On high expectations for the 2009 season and the importance of the bowl game to call it a success
I didn't realize we were the favorites coming into the season. I thought Ohio State, Iowa, Wisconsin, a couple of other clubs in our league were comparable, talent-wise. Obviously, any time you lose a game, you're disappointed. I didn't think we would win them all. The thing that bothered me the most was Iowa and Ohio State, we had at home and we lost to them at home with great crowds that were very enthusiastic and really stayed right until the end when we lost it. I don't think this is a must-win for us. I don't think we have to prove anything. Our kids have got to go out and play well, go out and have some fun, walk off the field and say, "Hey, we gave it our best shot, good or bad. Whether we're good enough or not, who knows? That's why you play."
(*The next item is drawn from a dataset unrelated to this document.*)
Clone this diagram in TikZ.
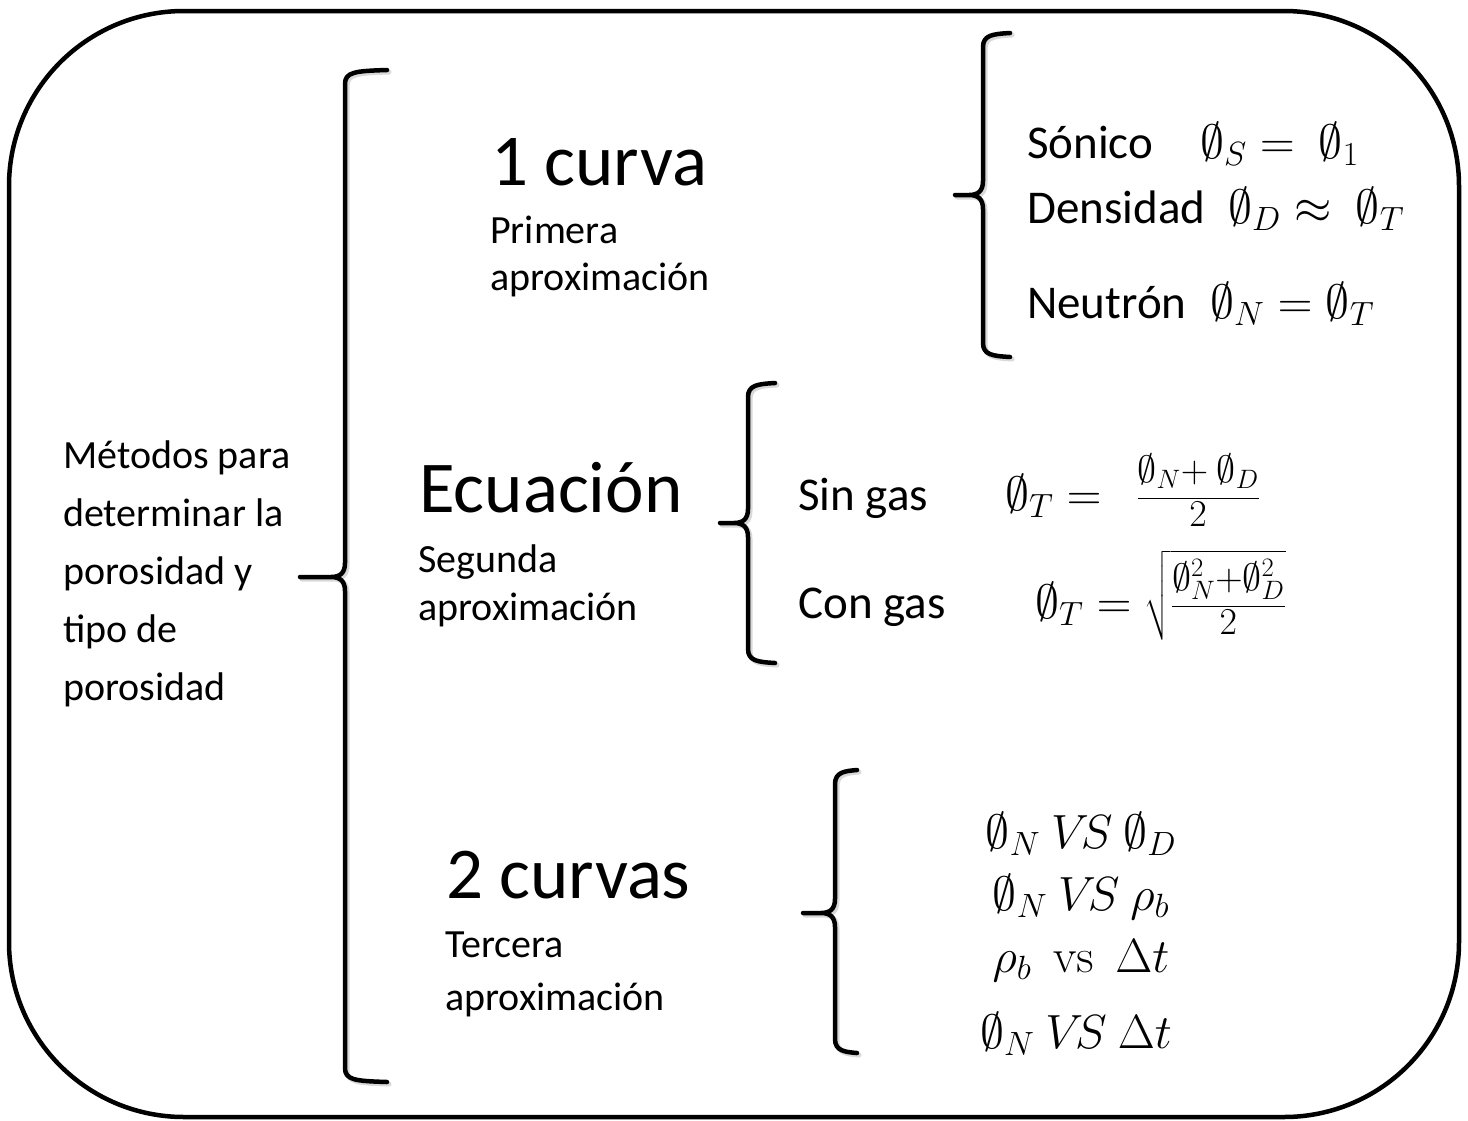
\RequirePackage{fix-cm}
\documentclass[tikz,border=0pt]{standalone}
\usepackage{exscale}
\usepackage[no-math]{fontspec}
\setmainfont{Carlito}
% #1 style, #2 x of vertical, #3 top, #4 bottom, #5 middle, #6 tip x, #7 tick end x
\newcommand\mybrace[7]{%
  \draw[#1] (#7,#3) .. controls ({#2+10},{#3+1}) and (#2,{#3+2}) .. (#2,{#3+14})
    -- (#2,{#5-14}) .. controls (#2,{#5-4}) and ({#2-5},#5) .. ({#2-14},#5) -- (#6,#5)
    -- ({#2-14},#5) .. controls ({#2-5},#5) and (#2,{#5+4}) .. (#2,{#5+14})
    -- (#2,{#4-14}) .. controls (#2,{#4-2}) and ({#2+10},{#4-1}) .. (#7,#4);}
\newcommand\fracpart[1]{\mbox{\fontsize{38}{44}\selectfont$#1$}}
\newcommand\numstrut{\rule[-14pt]{0pt}{14pt}}
\begin{document}
\begin{tikzpicture}[x=1pt,y=-1pt,
  bigt/.style={font=\fontsize{73}{80}\selectfont, anchor=base west, inner sep=0pt},
  subt/.style={font=\fontsize{40}{48}\selectfont, anchor=base west, inner sep=0pt},
  lbl/.style={font=\fontsize{47}{56}\selectfont, anchor=base west, inner sep=0pt},
  frm/.style={font=\fontsize{48}{56}\selectfont, anchor=base west, inner sep=0pt},
  rowf/.style={font=\fontsize{48}{56}\selectfont, anchor=base, inner sep=0pt},
  bracel/.style={line width=4.5pt, line join=round, line cap=round},
  braceshadow/.style={line width=5pt, line join=round, line cap=round, black!15, shift={(2,2)}},
  frame/.style={line width=4.5pt, rounded corners=175pt}]
\useasboundingbox (0,0) rectangle (1468,1120);
\draw[frame] (9,11) rectangle (1459,1117);

% braces (shadow, then stroke)
\mybrace{braceshadow}{345}{70}{1082}{577}{300}{387}
\mybrace{braceshadow}{983}{33}{357}{195}{955}{1010}
\mybrace{braceshadow}{748}{383}{663}{523}{720}{775}
\mybrace{braceshadow}{835}{770}{1053}{913}{803}{857}
\mybrace{bracel}{345}{70}{1082}{577}{300}{387}
\mybrace{bracel}{983}{33}{357}{195}{955}{1010}
\mybrace{bracel}{748}{383}{663}{523}{720}{775}
\mybrace{bracel}{835}{770}{1053}{913}{803}{857}

% left text
\node[subt] (m1) at (63,468) {Métodos para};
\node[subt] (m2) at (63,526) {determinar la};
\node[subt] (m3) at (63,584) {porosidad y};
\node[subt] (m4) at (63,642) {tipo de};
\node[subt] (m5) at (63,700) {porosidad};

% titles
\node[bigt] (t1) at (491,185) {1 curva};
\node[subt] (s1a) at (490,243) {Primera};
\node[subt] (s1b) at (490,290) {aproximación};
\node[bigt] (t2) at (419,512) {Ecuación};
\node[subt] (s2a) at (418,572) {Segunda};
\node[subt] (s2b) at (418,620) {aproximación};
\node[bigt] (t3) at (446,898) {2 curvas};
\node[subt] (s3a) at (445,957) {Tercera};
\node[subt] (s3b) at (445,1010) {aproximación};

% first group
\node[lbl] (son) at (1027,158) {Sónico};
\node[frm] (fson) at (1200,158) {$\emptyset_S = \ \emptyset_1$};
\node[lbl] (den) at (1027,223) {Densidad};
\node[frm] (fden) at (1228,223) {$\emptyset_D \approx \ \emptyset_T$};
\node[lbl] (neu) at (1027,318) {Neutrón};
\node[frm] (fneu) at (1210,318) {$\emptyset_N = \emptyset_T$};

% second group
\node[lbl] (sg) at (798,510) {Sin gas};
\node[frm] (fsg) at (1005,510) {$\emptyset_T =\ \ \frac{\fracpart{\emptyset_N{+}\ \emptyset_D\numstrut}}{\fracpart{2}}$};
\node[lbl] (cg) at (798,618) {Con gas};
\node[frm] (fcg) at (1035,618) {$\emptyset_T = \sqrt{\frac{\fracpart{\emptyset_N^2{+}\emptyset_D^2\numstrut}}{\fracpart{2}}}$};

% third group
\node[rowf] (r1) at (1081,848) {$\emptyset_N\ V\!S\ \emptyset_D$};
\node[rowf] (r2) at (1081,910) {$\emptyset_N\ V\!S\ \rho_b$};
\node[rowf] (r3) at (1081,972) {$\rho_b\ \ \mathrm{vs}\ \ \Delta t$};
\node[rowf] (r4) at (1076,1048) {$\emptyset_N\ V\!S\ \Delta t$};
\end{tikzpicture}
\end{document}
On LSU quarterback Jordan Jefferson
I think he's a gifted athlete, he really is. In fact, they had a little social event at the home of one of the people interested in this bowl game, and I happened to sit down next to the offensive coordinator (Gary Crowton) and we were talking a little bit. He had been at Utah and some places and I said, "your quarterback is something, he really is a very, very gifted athlete." It's interesting that you bring up the comparison between him and Clark and we went through that with [Michael Robinson], who was a quarterback for us back in 2005, last time we were in Florida when we played Florida State down in the Orange Bowl. He's really a good athlete and he's a heckuva competitor, and as I told the coach, the hardest part about getting ready for kids like that is that you don't have anybody that can even come close to emulating him. He pulls that ball down, he's gone. He's got a heck of an arm, the motion, the whole bit. At times, he looks like a great quarterback and other times, I think it would be fair to say he's made some mistakes. But he's young. I think he's going to be a great [quarterback]. I just hope he's a year away [laughter], to be honest with you. I'm afraid he's not. As a coach, you've got like him. He makes things happen. I think that he's very much like [Penn State QB Daryll] Clark.